Toys and games dominated advertising. I love the vehicles offered, which included the 1917 B-C Light Eight - the "Wonder Car for Children" (November 1916); the U.S. Dispatch Car for young America (October 1917) from the Dan Patch Co. - perhaps named for the famous race horse; and of course, the Flexible Flyer sleds that appeared regularly in fall and winter ads (December 1915). Models and building sets were mainstays of advertising. Airplane models appeared regularly. A November 1917 ad offered kids a chance to build their own 3-foot War Aeroplane, the Curtiss Military Tractor. (Other models available included the Wright biplane, the Bleriot monoplane, and the Curtiss flying boat). Ads for construction sets from Erector, Structo, Meccano, and lesser-known brands multiplied in the months leading up to Christmas. The double-page ad from Erector shown in this article (December 1916) is both particularly informative and one of the few ads to employ some color printing, which was phenomenally expensive. Toy trains from Lionel (? 1922), American Flyer, and Ives were other Christmas-time standards. During the years of World War I a number of war-related games were introduced, such as McLoughlin Bros. "American Boys State Camp." (June 1919) These ads - and those for sports shoes like Keds (June 1917) - were aimed primarily at boys.

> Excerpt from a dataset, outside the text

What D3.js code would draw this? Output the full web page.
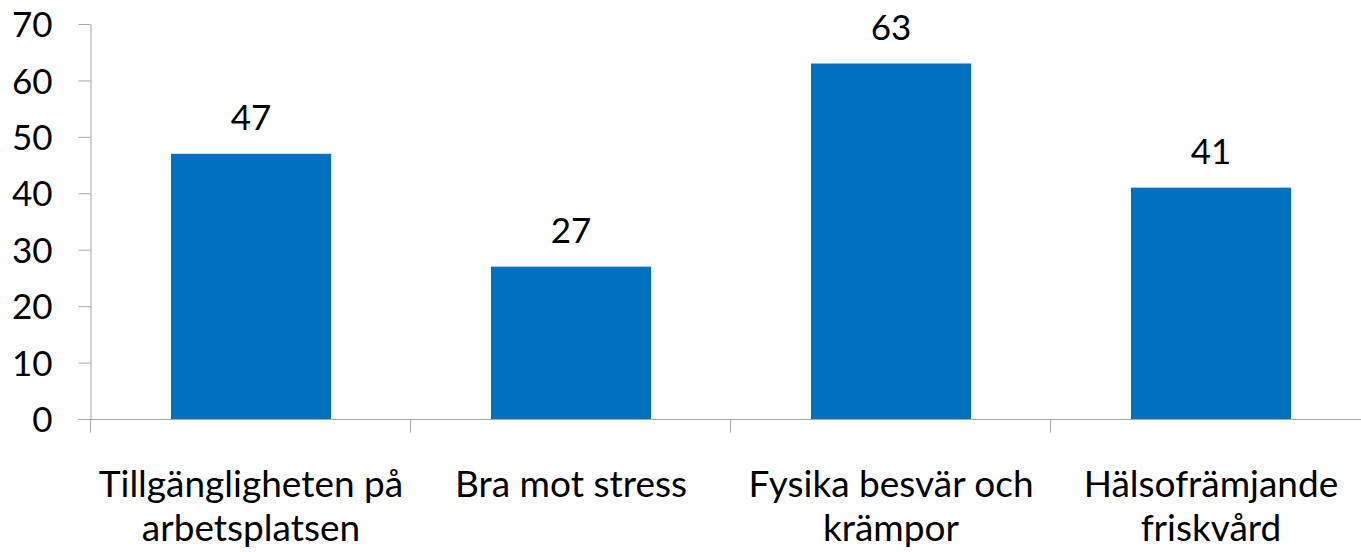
<!DOCTYPE html>
<html>
<head>
<meta charset="utf-8">
<script src="https://cdn.jsdelivr.net/npm/d3@7"></script>
<style>
  body { margin: 0; background: #fff; }
  text { font-family: Lato, "Open Sans", sans-serif; fill: #000; }
</style>
</head>
<body>
<div class="chart"></div>
<script>
const categories = [['Tillgängligheten på', 'arbetsplatsen'], ['Bra mot stress'], ['Fysika besvär och', 'krämpor'], ['Hälsofrämjande', 'friskvård']];
const values = [47, 27, 63, 41];
const yTicks = [0, 10, 20, 30, 40, 50, 60, 70];

const width = 1361, height = 552;
const margin = {top: 24, left: 91, bottom: 133};

const svg = d3.select('.chart').append('svg')
  .attr('width', width)
  .attr('height', height);

const x = d3.scaleBand()
  .domain(d3.range(values.length))
  .range([margin.left, margin.left + 4 * 320])
  .paddingInner(0.5)
  .paddingOuter(0.25);

const y = d3.scaleLinear()
  .domain([0, 70])
  .range([height - margin.bottom, margin.top]);

const axisColor = '#a6a6a6';

// y axis
const yAxis = svg.append('g')
  .attr('transform', `translate(${margin.left - 0.5},0)`)
  .call(d3.axisLeft(y).tickValues(yTicks).tickSize(12).tickPadding(26).tickSizeOuter(0));
yAxis.select('.domain').attr('stroke', axisColor);
yAxis.selectAll('.tick line').attr('stroke', axisColor);
yAxis.selectAll('.tick text').style('font-size', '35px').attr('dy', '0.36em');

// x axis
const xAxis = svg.append('g')
  .attr('transform', `translate(0,${y(0) + 0.5})`);
xAxis.append('line')
  .attr('x1', margin.left - 12).attr('x2', width)
  .attr('stroke', axisColor);
xAxis.selectAll('.sep')
  .data(d3.range(values.length + 1))
  .enter().append('line')
  .attr('class', 'sep')
  .attr('x1', i => margin.left - 0.5 + i * x.step())
  .attr('x2', i => margin.left - 0.5 + i * x.step())
  .attr('y1', 0).attr('y2', 13)
  .attr('stroke', axisColor);

// bars
svg.selectAll('.bar')
  .data(values)
  .enter().append('rect')
  .attr('class', 'bar')
  .attr('x', (d, i) => x(i))
  .attr('y', d => y(d))
  .attr('width', x.bandwidth())
  .attr('height', d => y(0) - y(d))
  .attr('fill', '#0070c0');

// value labels
svg.selectAll('.val')
  .data(values)
  .enter().append('text')
  .attr('class', 'val')
  .attr('x', (d, i) => x(i) + x.bandwidth() / 2)
  .attr('y', d => y(d) - 24)
  .attr('text-anchor', 'middle')
  .style('font-size', '35px')
  .text(d => d);

// category labels
const cat = svg.selectAll('.cat')
  .data(categories)
  .enter().append('text')
  .attr('class', 'cat')
  .attr('text-anchor', 'middle')
  .style('font-size', '37px');
cat.selectAll('tspan')
  .data((d, i) => d.map(t => ({t, i})))
  .enter().append('tspan')
  .attr('x', d => x(d.i) + x.bandwidth() / 2)
  .attr('y', (d, j) => 497 + j * 44)
  .text(d => d.t);
</script>
</body>
</html>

So was the ad urging children to help win World War I by becoming a "Victory Boy;" this organization sought "a million boys behind a million fighters." (November 1918)

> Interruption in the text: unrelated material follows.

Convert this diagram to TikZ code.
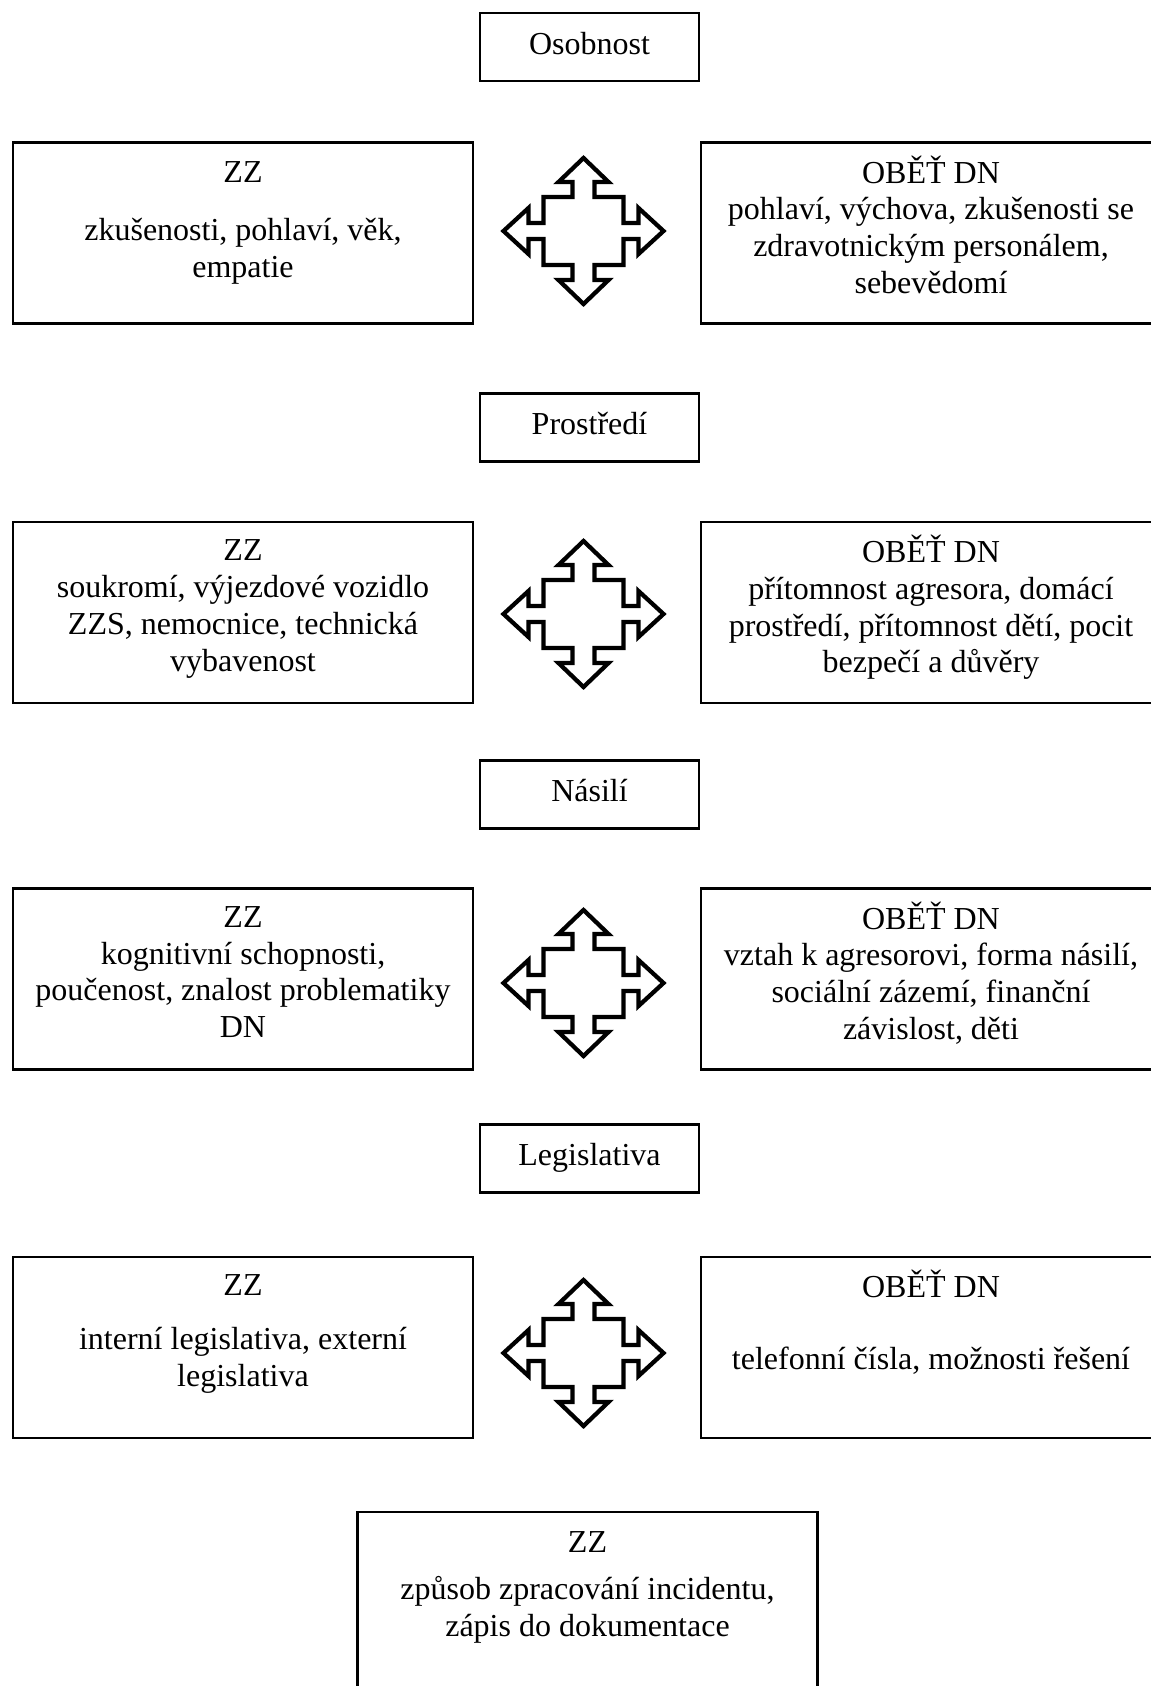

Only a few of St. Nicholas' ads were aimed primarily at girls or were even relatively gender-neutral. Kodak's ads for its Brownie cameras occasionally show girls using them, but more often these ads resembled this one featuring boys showing off. (July 1924) Binney & Smith Co.'s ads for Crayola crayons and various games employing them, such as "Uncle Wiggley," were as neutral as ads got. So was a cute ad from the Baker & Bennett Co. for Wonder Blocks, which could be combined into numerous shapes. (October 1917) (Incidentally, the box at lower left in this ad seems a striking source for the 1950's and 1960's sculptures of Louise Nevelson, a leading American sculptor). The most interesting ad aimed at girls offered the "Western Electric Junior Range," a working, miniature electric stove upon which girls were encouraged to "cook dolly's Christmas breakfast." (December 1916) (It came as news to me that Western Electric, the manufacturing arm of AT&T, once made toys). The only dolls advertised in the issues I acquired were directed at infants. Babies could "start a Rite family" with seven dolls: Daddy, Mother, Brother, Sister, Tige, Kitty, and Bunny Rite, made of hand-painted sanitary and unbreakable ivorite - all for 25 cents. (October 1917) By stretching things one can also consider the ad for Famous Players-Lasky's version of Louisa Alcott's Little Women to have been aimed at young ladies. (February 1919) The absence of doll ads and presence of girls more often in food ads than in ads for toys and games seem to reflect gender expectations of the day. Women were responsible for feeding a family; physical activities and "creative" endeavors - and money matters - were men's responsibility.
These ads and their unfortunate omission from bound volumes show us why it is vital - and desirable - that collectors and scholars work together rather than view one another suspiciously or disdainfully. It has long bothered me that many historians view collectors as a bit eccentric and treat them with condescension. At the same time, some collectors seem indifferent to the historical significance of their treasures and refuse to share them with scholars. If, as this article contends, intelligent research in both history and material culture requires the study of original copies of magazines, which are mostly in the hands of collectors, the need for increased collaboration between collectors and scholars (not that these are mutually exclusive) seems obvious. One likely result of such cooperation will be a growing respect for collectors. It is about time that scholars begin saluting the perspicacity of collectors. After all, it was collectors, not scholars or cultural professionals - many archives still refuse offered gifts of ephemera - who first recognized the historical significance of, and preserved, the objects that scholars rely upon ever more heavily in their efforts to understand the past!